■ Rows
____________

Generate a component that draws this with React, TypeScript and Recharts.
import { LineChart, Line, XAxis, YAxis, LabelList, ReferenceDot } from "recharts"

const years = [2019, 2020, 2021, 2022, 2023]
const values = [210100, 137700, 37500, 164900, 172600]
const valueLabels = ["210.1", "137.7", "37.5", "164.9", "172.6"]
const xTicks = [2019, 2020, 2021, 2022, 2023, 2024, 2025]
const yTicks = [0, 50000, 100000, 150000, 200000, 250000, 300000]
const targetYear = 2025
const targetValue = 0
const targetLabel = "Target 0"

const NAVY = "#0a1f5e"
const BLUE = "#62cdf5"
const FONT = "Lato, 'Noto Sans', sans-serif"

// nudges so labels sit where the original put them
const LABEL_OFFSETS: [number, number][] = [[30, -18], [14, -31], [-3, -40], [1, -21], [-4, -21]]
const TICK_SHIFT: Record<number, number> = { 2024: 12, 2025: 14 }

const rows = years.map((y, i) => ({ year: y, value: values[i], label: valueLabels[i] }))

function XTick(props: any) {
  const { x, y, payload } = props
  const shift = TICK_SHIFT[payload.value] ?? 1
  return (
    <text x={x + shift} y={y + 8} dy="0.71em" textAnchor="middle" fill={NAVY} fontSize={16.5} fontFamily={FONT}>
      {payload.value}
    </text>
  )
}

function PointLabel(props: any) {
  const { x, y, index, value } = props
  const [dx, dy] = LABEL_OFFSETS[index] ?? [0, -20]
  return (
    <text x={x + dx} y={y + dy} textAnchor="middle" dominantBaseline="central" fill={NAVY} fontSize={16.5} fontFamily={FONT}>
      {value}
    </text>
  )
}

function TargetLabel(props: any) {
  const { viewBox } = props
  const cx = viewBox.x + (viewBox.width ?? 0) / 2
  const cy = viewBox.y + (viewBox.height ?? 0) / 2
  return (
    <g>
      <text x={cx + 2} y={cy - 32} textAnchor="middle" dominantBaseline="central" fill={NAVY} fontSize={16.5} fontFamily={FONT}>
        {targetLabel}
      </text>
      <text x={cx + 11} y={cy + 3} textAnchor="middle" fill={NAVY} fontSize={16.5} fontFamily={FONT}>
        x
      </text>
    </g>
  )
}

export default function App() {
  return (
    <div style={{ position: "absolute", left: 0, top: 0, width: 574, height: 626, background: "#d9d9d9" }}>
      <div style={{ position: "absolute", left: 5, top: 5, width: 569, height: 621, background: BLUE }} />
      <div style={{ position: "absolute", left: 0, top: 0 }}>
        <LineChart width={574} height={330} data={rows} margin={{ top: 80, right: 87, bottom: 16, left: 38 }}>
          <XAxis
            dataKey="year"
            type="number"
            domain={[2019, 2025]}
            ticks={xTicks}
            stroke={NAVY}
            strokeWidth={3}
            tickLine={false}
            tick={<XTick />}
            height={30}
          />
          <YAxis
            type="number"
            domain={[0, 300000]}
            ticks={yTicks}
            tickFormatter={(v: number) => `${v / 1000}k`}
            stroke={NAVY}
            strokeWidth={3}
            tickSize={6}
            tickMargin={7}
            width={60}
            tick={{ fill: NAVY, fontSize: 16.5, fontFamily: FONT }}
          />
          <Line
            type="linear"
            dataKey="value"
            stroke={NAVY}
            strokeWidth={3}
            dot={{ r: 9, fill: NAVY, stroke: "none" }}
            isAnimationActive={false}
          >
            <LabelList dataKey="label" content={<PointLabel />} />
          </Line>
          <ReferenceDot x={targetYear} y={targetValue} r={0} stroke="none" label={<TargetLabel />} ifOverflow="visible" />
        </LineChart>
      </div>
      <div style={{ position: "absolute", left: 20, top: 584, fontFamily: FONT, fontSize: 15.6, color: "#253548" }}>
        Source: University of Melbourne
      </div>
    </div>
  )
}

____________

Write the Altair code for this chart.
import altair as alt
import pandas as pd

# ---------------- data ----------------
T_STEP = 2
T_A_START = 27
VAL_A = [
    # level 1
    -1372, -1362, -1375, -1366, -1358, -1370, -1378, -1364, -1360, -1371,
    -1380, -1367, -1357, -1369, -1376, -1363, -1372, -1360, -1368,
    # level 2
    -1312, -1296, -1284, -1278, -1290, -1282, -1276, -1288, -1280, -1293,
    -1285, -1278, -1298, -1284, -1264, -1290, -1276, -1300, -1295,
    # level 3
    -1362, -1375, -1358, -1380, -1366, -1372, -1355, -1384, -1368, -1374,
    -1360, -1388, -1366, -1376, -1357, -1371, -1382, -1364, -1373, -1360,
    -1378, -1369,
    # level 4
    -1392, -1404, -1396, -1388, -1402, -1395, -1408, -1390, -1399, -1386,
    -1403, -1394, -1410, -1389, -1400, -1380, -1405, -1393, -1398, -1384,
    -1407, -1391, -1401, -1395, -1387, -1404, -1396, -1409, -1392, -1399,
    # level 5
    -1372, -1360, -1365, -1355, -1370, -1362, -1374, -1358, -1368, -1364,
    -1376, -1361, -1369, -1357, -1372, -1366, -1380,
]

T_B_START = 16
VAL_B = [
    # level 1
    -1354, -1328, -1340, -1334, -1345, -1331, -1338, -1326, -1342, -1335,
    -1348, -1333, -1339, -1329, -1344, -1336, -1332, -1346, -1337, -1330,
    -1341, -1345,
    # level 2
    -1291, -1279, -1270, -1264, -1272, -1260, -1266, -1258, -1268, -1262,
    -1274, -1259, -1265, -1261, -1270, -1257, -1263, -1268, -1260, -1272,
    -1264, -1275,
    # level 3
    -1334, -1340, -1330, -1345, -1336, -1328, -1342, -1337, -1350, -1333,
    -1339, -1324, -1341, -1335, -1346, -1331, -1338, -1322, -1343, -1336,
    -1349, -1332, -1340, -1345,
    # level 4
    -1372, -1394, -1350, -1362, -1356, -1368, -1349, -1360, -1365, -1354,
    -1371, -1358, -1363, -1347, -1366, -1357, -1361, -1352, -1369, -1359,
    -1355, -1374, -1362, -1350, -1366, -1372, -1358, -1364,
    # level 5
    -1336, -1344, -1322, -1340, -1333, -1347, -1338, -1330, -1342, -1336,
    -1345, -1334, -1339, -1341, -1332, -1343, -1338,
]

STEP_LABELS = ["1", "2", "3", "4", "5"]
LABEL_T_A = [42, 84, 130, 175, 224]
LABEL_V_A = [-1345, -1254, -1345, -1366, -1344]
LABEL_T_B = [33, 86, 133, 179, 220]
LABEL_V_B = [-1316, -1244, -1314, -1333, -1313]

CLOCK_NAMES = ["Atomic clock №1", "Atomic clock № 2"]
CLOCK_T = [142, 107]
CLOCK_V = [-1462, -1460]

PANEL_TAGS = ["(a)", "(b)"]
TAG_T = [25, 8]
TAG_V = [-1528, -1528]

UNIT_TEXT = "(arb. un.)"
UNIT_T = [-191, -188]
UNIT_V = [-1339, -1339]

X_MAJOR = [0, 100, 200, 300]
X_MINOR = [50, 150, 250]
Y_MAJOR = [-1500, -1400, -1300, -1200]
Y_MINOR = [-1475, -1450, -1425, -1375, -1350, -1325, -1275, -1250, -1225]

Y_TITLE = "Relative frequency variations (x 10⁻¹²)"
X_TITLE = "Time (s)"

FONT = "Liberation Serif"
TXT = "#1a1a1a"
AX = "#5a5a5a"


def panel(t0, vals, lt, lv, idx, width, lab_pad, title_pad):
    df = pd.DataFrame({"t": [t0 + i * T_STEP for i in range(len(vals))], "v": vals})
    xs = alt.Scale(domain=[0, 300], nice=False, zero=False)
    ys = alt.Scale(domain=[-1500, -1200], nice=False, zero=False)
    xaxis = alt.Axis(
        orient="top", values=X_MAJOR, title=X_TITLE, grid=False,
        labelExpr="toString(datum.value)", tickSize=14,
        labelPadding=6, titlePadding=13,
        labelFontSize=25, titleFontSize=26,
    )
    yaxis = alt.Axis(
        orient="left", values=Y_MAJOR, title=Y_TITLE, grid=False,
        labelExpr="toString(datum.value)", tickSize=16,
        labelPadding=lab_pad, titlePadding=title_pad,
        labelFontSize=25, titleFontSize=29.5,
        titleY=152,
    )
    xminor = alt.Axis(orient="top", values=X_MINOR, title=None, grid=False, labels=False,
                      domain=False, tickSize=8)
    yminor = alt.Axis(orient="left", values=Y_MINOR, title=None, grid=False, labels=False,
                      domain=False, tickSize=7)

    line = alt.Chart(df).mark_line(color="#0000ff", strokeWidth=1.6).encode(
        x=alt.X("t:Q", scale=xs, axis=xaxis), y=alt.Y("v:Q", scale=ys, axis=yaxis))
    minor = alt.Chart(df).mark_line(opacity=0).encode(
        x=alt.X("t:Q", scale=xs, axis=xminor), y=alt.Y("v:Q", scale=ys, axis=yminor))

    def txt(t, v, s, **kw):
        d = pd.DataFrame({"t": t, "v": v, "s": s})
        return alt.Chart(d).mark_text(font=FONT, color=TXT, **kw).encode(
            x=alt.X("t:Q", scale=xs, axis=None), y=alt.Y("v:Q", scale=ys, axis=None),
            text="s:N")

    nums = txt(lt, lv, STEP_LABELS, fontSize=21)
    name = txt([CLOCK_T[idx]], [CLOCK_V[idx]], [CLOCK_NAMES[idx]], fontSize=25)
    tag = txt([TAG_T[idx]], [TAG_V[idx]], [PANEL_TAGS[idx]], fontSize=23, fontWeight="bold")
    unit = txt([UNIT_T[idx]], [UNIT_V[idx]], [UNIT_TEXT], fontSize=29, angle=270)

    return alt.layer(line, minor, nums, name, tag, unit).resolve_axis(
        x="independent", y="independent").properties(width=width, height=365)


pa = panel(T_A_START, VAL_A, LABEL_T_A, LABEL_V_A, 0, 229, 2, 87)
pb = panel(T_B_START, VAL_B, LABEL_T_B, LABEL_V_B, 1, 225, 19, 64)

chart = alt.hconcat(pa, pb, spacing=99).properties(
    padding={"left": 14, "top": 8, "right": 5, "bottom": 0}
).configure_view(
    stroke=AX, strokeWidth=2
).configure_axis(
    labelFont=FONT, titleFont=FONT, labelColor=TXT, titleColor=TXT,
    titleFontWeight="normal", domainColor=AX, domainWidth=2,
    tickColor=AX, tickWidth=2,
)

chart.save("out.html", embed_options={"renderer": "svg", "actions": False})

____________

■ Task objective
Copy exactly, and only, the lines from the one containing "Generate a component" through the one containing "YAxis, LabelList, ReferenceDot".

■ Exercise result
Generate a component that draws this with React, TypeScript and Recharts.
import { LineChart, Line, XAxis, YAxis, LabelList, ReferenceDot } from "recharts"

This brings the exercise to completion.